— BEGIN Given information —

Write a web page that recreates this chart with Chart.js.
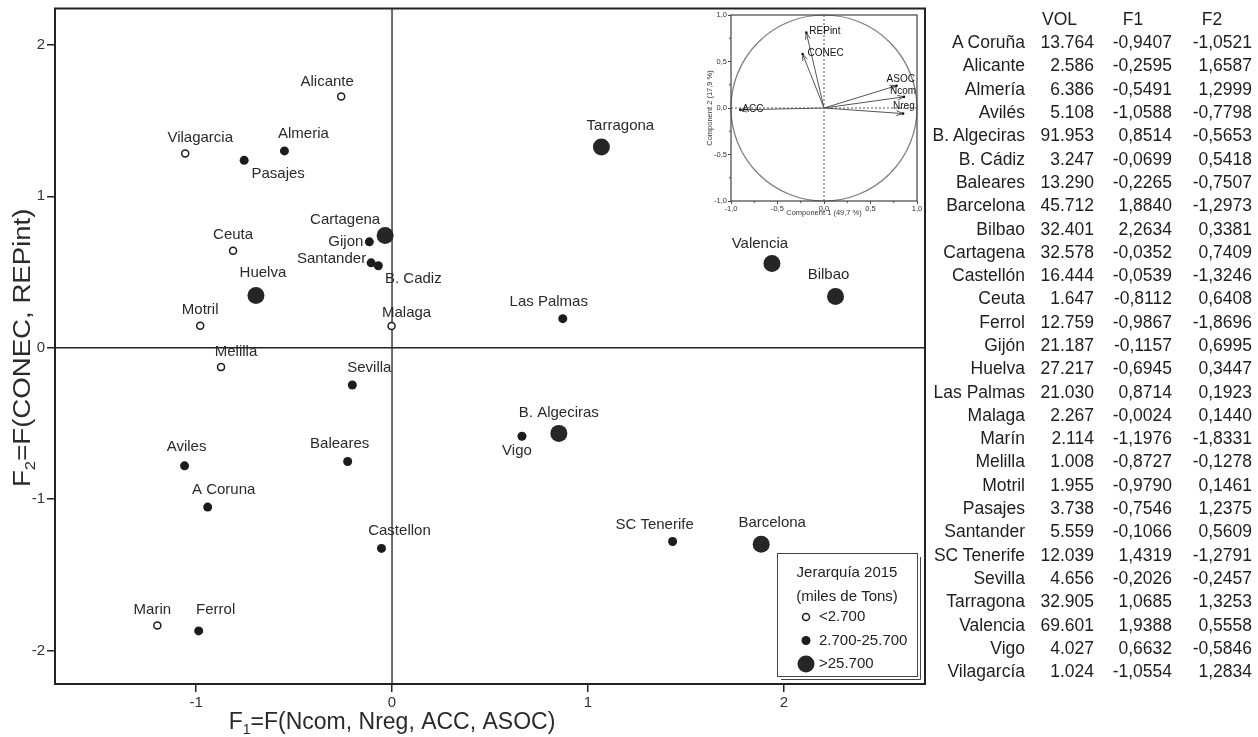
<!DOCTYPE html>
<html>
<head>
<meta charset="utf-8">
<script src="https://cdn.jsdelivr.net/npm/chart.js@4.4.1/dist/chart.umd.min.js"></script>
<style>
  body { margin:0; width:1258px; height:737px; background:#fff; position:relative; overflow:hidden;
         font-family:"Liberation Sans", Arial, sans-serif; color:#1e1e1e; }
  #mainWrap { position:absolute; left:0; top:0; width:945px; height:737px; }
  #insetWrap { position:absolute; left:695px; top:10px; width:228px; height:211px; background:#fff; }
  #tbl { position:absolute; left:925px; top:8px; border-collapse:collapse; table-layout:fixed; width:327px; font-size:17.5px; }
  #tbl td, #tbl th { padding:0; text-align:right; font-weight:normal; white-space:nowrap; overflow:visible; }
  #tbl th { text-align:center; height:23px; }
  #tbl td { height:23.3px; }
</style>
</head>
<body>
<div id="mainWrap"><canvas id="main"></canvas></div>
<div id="insetWrap"><canvas id="inset"></canvas></div>
<table id="tbl">
  <colgroup><col style="width:100px"><col style="width:69px"><col style="width:78px"><col style="width:80px"></colgroup>
  <thead><tr><th></th><th>VOL</th><th>F1</th><th>F2</th></tr></thead>
  <tbody id="tbody"></tbody>
</table>
<script>
const FONT = '"Liberation Sans", Arial, sans-serif';

// ports as written in the table and in the plot
const tableNames = ['A Coruña','Alicante','Almería','Avilés','B. Algeciras','B. Cádiz','Baleares','Barcelona','Bilbao','Cartagena','Castellón','Ceuta','Ferrol','Gijón','Huelva','Las Palmas','Malaga','Marín','Melilla','Motril','Pasajes','Santander','SC Tenerife','Sevilla','Tarragona','Valencia','Vigo','Vilagarcía'];
const plotNames = ['A Coruna','Alicante','Almeria','Aviles','B. Algeciras','B. Cadiz','Baleares','Barcelona','Bilbao','Cartagena','Castellon','Ceuta','Ferrol','Gijon','Huelva','Las Palmas','Malaga','Marin','Melilla','Motril','Pasajes','Santander','SC Tenerife','Sevilla','Tarragona','Valencia','Vigo','Vilagarcia'];
const vol = [13764, 2586, 6386, 5108, 91953, 3247, 13290, 45712, 32401, 32578, 16444, 1647, 12759, 21187, 27217, 21030, 2267, 2114, 1008, 1955, 3738, 5559, 12039, 4656, 32905, 69601, 4027, 1024];
const f1 = [-0.9407, -0.2595, -0.5491, -1.0588, 0.8514, -0.0699, -0.2265, 1.8840, 2.2634, -0.0352, -0.0539, -0.8112, -0.9867, -0.1157, -0.6945, 0.8714, -0.0024, -1.1976, -0.8727, -0.9790, -0.7546, -0.1066, 1.4319, -0.2026, 1.0685, 1.9388, 0.6632, -1.0554];
const f2 = [-1.0521, 1.6587, 1.2999, -0.7798, -0.5653, 0.5418, -0.7507, -1.2973, 0.3381, 0.7409, -1.3246, 0.6408, -1.8696, 0.6995, 0.3447, 0.1923, 0.1440, -1.8331, -0.1278, 0.1461, 1.2375, 0.5609, -1.2791, -0.2457, 1.3253, 0.5558, -0.5846, 1.2834];
const xTicks = [-1, 0, 1, 2];
const yTicks = [-2, -1, 0, 1, 2];
const volClasses = ['<2.700', '2.700-25.700', '>25.700'];
const volBreaks = [2700, 25700];

// inset: loadings plot
const loadVars = ['REPint', 'CONEC', 'ASOC', 'Ncom', 'Nreg', 'ACC'];
const load1 = [-0.19, -0.23, 0.78, 0.86, 0.85, -0.90];
const load2 = [0.81, 0.58, 0.24, 0.12, -0.06, -0.02];

// where each label sits relative to its point [dx, dy, align]
const labelOffsets = {
  'A Coruna':[16,-17], 'Alicante':[-14,-15], 'Almeria':[19,-17], 'Aviles':[2,-19],
  'B. Algeciras':[0,-21], 'B. Cadiz':[35,13], 'Baleares':[-8,-18], 'Barcelona':[11,-21],
  'Bilbao':[-7,-22], 'Cartagena':[-40,-16], 'Castellon':[18,-18], 'Ceuta':[0,-16],
  'Ferrol':[17,-21], 'Gijon':[-6,0,'right'], 'Huelva':[7,-23], 'Las Palmas':[-14,-17],
  'Malaga':[15,-13], 'Marin':[-5,-16], 'Melilla':[15,-15], 'Motril':[0,-16],
  'Pasajes':[34,14], 'Santander':[-5,-4,'right'], 'SC Tenerife':[-18,-17], 'Sevilla':[17,-17],
  'Tarragona':[19,-21], 'Valencia':[-12,-20], 'Vigo':[-5,15], 'Vilagarcia':[15,-16]
};
const insetLabelOffsets = {
  'REPint':[3,-1], 'CONEC':[5,-1], 'ASOC':[-10,-6], 'Ncom':[-14,-6], 'Nreg':[-10,-7], 'ACC':[2,-1]
};

// table
function fmtVol(v) { return String(v).replace(/\B(?=(\d{3})+(?!\d))/g, '.'); }
function fmtF(v) { return v.toFixed(4).replace('.', ','); }
const tbody = document.getElementById('tbody');
tableNames.forEach((n, i) => {
  const tr = document.createElement('tr');
  [n, fmtVol(vol[i]), fmtF(f1[i]), fmtF(f2[i])].forEach(t => {
    const td = document.createElement('td');
    td.textContent = t;
    tr.appendChild(td);
  });
  tbody.appendChild(tr);
});

const volClass = v => v < volBreaks[0] ? 0 : (v <= volBreaks[1] ? 1 : 2);
const classStyle = [
  { r:3.5, bg:'#ffffff', bw:1.5 },
  { r:4.5, bg:'#1c1c1c', bw:0 },
  { r:8.5, bg:'#262626', bw:0 }
];

const datasets = volClasses.map((lab, c) => ({
  label: lab,
  data: plotNames.map((n, i) => ({ x: f1[i], y: f2[i], c: volClass(vol[i]) })).filter(p => p.c === c),
  pointRadius: classStyle[c].r,
  pointBackgroundColor: classStyle[c].bg,
  pointBorderColor: '#1c1c1c',
  pointBorderWidth: classStyle[c].bw
}));

// title with a subscript, e.g. F1=...
function drawSubTitle(ctx, head, sub, rest, cx, baseY, size) {
  ctx.font = size + 'px ' + FONT;
  const w1 = ctx.measureText(head).width;
  const w3 = ctx.measureText(rest).width;
  ctx.font = Math.round(size * 0.6) + 'px ' + FONT;
  const w2 = ctx.measureText(sub).width;
  let x0 = cx - (w1 + w2 + w3) / 2;
  ctx.textAlign = 'left';
  ctx.textBaseline = 'alphabetic';
  ctx.font = size + 'px ' + FONT;
  ctx.fillText(head, x0, baseY);
  ctx.font = Math.round(size * 0.6) + 'px ' + FONT;
  ctx.fillText(sub, x0 + w1, baseY + size * 0.22);
  ctx.font = size + 'px ' + FONT;
  ctx.fillText(rest, x0 + w1 + w2, baseY);
}

function drawDot(ctx, x, y, c) {
  const s = classStyle[c];
  ctx.beginPath();
  ctx.arc(x, y, s.r, 0, Math.PI * 2);
  ctx.fillStyle = s.bg;
  ctx.fill();
  if (s.bw) { ctx.lineWidth = s.bw; ctx.strokeStyle = '#1c1c1c'; ctx.stroke(); }
}

const noPad = s => { s.paddingTop = 0; s.paddingBottom = 0; s.paddingLeft = 0; s.paddingRight = 0; };

const framePlugin = {
  id: 'frame',
  beforeDatasetsDraw(chart) {
    const { ctx, chartArea: a, scales: { x, y } } = chart;
    ctx.save();
    ctx.strokeStyle = '#222';
    ctx.lineWidth = 1.3;
    const x0 = x.getPixelForValue(0), y0 = y.getPixelForValue(0);
    ctx.beginPath();
    ctx.moveTo(x0, a.top); ctx.lineTo(x0, a.bottom);
    ctx.moveTo(a.left, y0); ctx.lineTo(a.right, y0);
    ctx.stroke();
    ctx.lineWidth = 2;
    ctx.strokeRect(a.left, a.top, a.right - a.left, a.bottom - a.top);
    ctx.restore();
  },
  afterDatasetsDraw(chart) {
    const { ctx, chartArea: a, scales: { x, y } } = chart;
    ctx.save();
    // point labels
    ctx.font = '15px ' + FONT;
    ctx.fillStyle = '#2a2a2a';
    ctx.textBaseline = 'middle';
    plotNames.forEach((n, i) => {
      const o = labelOffsets[n];
      ctx.textAlign = o[2] || 'center';
      ctx.fillText(n, x.getPixelForValue(f1[i]) + o[0], y.getPixelForValue(f2[i]) + o[1]);
    });

    // legend box
    const lx = 777, ly = 553, lw = 140, lh = 123;
    ctx.fillStyle = '#fff';
    ctx.fillRect(lx, ly, lw, lh);
    ctx.strokeStyle = '#444';
    ctx.lineWidth = 1;
    ctx.strokeRect(lx + 0.5, ly + 0.5, lw, lh);
    ctx.beginPath();
    ctx.moveTo(lx + lw + 3.5, ly + 4); ctx.lineTo(lx + lw + 3.5, ly + lh + 3.5); ctx.lineTo(lx + 4, ly + lh + 3.5);
    ctx.stroke();
    ctx.fillStyle = '#222';
    ctx.font = '15px ' + FONT;
    ctx.textAlign = 'center';
    ctx.textBaseline = 'middle';
    ctx.fillText('Jerarquía 2015', lx + lw / 2, ly + 20);
    ctx.fillText('(miles de Tons)', lx + lw / 2, ly + 44);
    ctx.textAlign = 'left';
    volClasses.forEach((lab, c) => {
      const yy = ly + 64 + c * 23.5;
      drawDot(ctx, 806, yy, c);
      ctx.fillStyle = '#222';
      ctx.fillText(lab, 819, yy);
    });

    // axis titles
    ctx.fillStyle = '#2a2a2a';
    drawSubTitle(ctx, 'F', '1', '=F(Ncom, Nreg, ACC, ASOC)', x.getPixelForValue(0), 729, 23);
    ctx.translate(30, y.getPixelForValue(0));
    ctx.rotate(-Math.PI / 2);
    ctx.scale(1.2, 1);
    drawSubTitle(ctx, 'F', '2', '=F(CONEC, REPint)', 0, 0, 23);
    ctx.restore();
  }
};

new Chart(document.getElementById('main'), {
  type: 'scatter',
  data: { datasets: datasets },
  options: {
    responsive: true,
    maintainAspectRatio: false,
    animation: false,
    layout: { padding: { left: 0, top: 7, right: 20, bottom: 0 } },
    plugins: { legend: { display: false }, tooltip: { enabled: false } },
    scales: {
      x: {
        type: 'linear', min: -1.72, max: 2.72,
        afterBuildTicks: s => { s.ticks = xTicks.map(v => ({ value: v })); },
        afterFit: s => { s.height = 53; noPad(s); },
        grid: { drawOnChartArea: false, tickLength: 8, color: '#222', lineWidth: 1.5 },
        border: { display: false },
        ticks: { font: { size: 15, family: FONT }, color: '#333', padding: 2, maxRotation: 0 }
      },
      y: {
        type: 'linear', min: -2.22, max: 2.24,
        afterBuildTicks: s => { s.ticks = yTicks.map(v => ({ value: v })); },
        afterFit: s => { s.width = 55; noPad(s); },
        grid: { drawOnChartArea: false, tickLength: 8, color: '#222', lineWidth: 1.5 },
        border: { display: false },
        ticks: { font: { size: 15, family: FONT }, color: '#333', padding: 2 }
      }
    }
  },
  plugins: [framePlugin]
});

// inset chart
const insetDatasets = loadVars.map((v, i) => ({
  label: v,
  data: [{ x: 0, y: 0 }, { x: load1[i], y: load2[i] }],
  showLine: true,
  borderColor: '#555',
  borderWidth: 1,
  pointRadius: 0
}));

const insetPlugin = {
  id: 'insetDeco',
  beforeDatasetsDraw(chart) {
    const { ctx, chartArea: a, scales: { x, y } } = chart;
    const x0 = x.getPixelForValue(0), y0 = y.getPixelForValue(0);
    ctx.save();
    ctx.strokeStyle = '#555';
    ctx.lineWidth = 1;
    ctx.setLineDash([2, 2]);
    ctx.beginPath();
    ctx.moveTo(x0, a.top); ctx.lineTo(x0, a.bottom);
    ctx.moveTo(a.left, y0); ctx.lineTo(a.right, y0);
    ctx.stroke();
    ctx.setLineDash([]);
    ctx.strokeStyle = '#7a7a7a';
    ctx.lineWidth = 1.2;
    ctx.beginPath();
    ctx.ellipse(x0, y0, x.getPixelForValue(1) - x0, y0 - y.getPixelForValue(1), 0, 0, Math.PI * 2);
    ctx.stroke();
    ctx.strokeStyle = '#444';
    ctx.lineWidth = 1.2;
    ctx.strokeRect(a.left, a.top, a.right - a.left, a.bottom - a.top);
    // minor ticks
    ctx.lineWidth = 1;
    ctx.beginPath();
    [-0.75, -0.25, 0.25, 0.75].forEach(v => {
      const px = x.getPixelForValue(v), py = y.getPixelForValue(v);
      ctx.moveTo(px, a.bottom); ctx.lineTo(px, a.bottom + 2);
      ctx.moveTo(a.left, py); ctx.lineTo(a.left - 2, py);
    });
    ctx.stroke();
    ctx.restore();
  },
  afterDatasetsDraw(chart) {
    const { ctx, chartArea: a, scales: { x, y } } = chart;
    const x0 = x.getPixelForValue(0), y0 = y.getPixelForValue(0);
    ctx.save();
    ctx.strokeStyle = '#555';
    ctx.fillStyle = '#111';
    ctx.lineWidth = 1;
    ctx.font = '10px ' + FONT;
    ctx.textBaseline = 'middle';
    ctx.textAlign = 'left';
    loadVars.forEach((v, i) => {
      const tx = x.getPixelForValue(load1[i]), ty = y.getPixelForValue(load2[i]);
      const ang = Math.atan2(ty - y0, tx - x0);
      ctx.beginPath();
      [0.35, -0.35].forEach(d => {
        ctx.moveTo(tx, ty);
        ctx.lineTo(tx - 7 * Math.cos(ang + d), ty - 7 * Math.sin(ang + d));
      });
      ctx.stroke();
      ctx.beginPath();
      ctx.arc(tx, ty, 1.3, 0, Math.PI * 2);
      ctx.fill();
      const o = insetLabelOffsets[v];
      ctx.fillText(v, tx + o[0], ty + o[1]);
    });
    ctx.font = '7.5px ' + FONT;
    ctx.fillStyle = '#333';
    ctx.textAlign = 'center';
    ctx.fillText('Component 1 (49,7 %)', (a.left + a.right) / 2, a.bottom + 12);
    ctx.translate(a.left - 21, (a.top + a.bottom) / 2);
    ctx.rotate(-Math.PI / 2);
    ctx.fillText('Component 2 (17,9 %)', 0, 0);
    ctx.restore();
  }
};

new Chart(document.getElementById('inset'), {
  type: 'scatter',
  data: { datasets: insetDatasets },
  options: {
    responsive: true,
    maintainAspectRatio: false,
    animation: false,
    layout: { padding: { left: 0, top: 5, right: 6, bottom: 0 } },
    plugins: { legend: { display: false }, tooltip: { enabled: false } },
    scales: {
      x: {
        type: 'linear', min: -1, max: 1,
        afterFit: s => { s.height = 20; noPad(s); },
        grid: { drawOnChartArea: false, tickLength: 3, color: '#444' },
        border: { display: false },
        ticks: { stepSize: 0.5, font: { size: 7.5, family: FONT }, color: '#333', padding: 0, maxRotation: 0,
                 callback: v => v.toFixed(1).replace('.', ',') }
      },
      y: {
        type: 'linear', min: -1, max: 1,
        afterFit: s => { s.width = 36; noPad(s); },
        grid: { drawOnChartArea: false, tickLength: 3, color: '#444' },
        border: { display: false },
        ticks: { stepSize: 0.5, font: { size: 7.5, family: FONT }, color: '#333', padding: 1,
                 callback: v => v.toFixed(1).replace('.', ',') }
      }
    }
  },
  plugins: [insetPlugin]
});
</script>
</body>
</html>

— END Given information —

- **Given task**
Above is a listing; report how many of its lines include the word "with", giving the number only.

- **Solution to the exercise**
2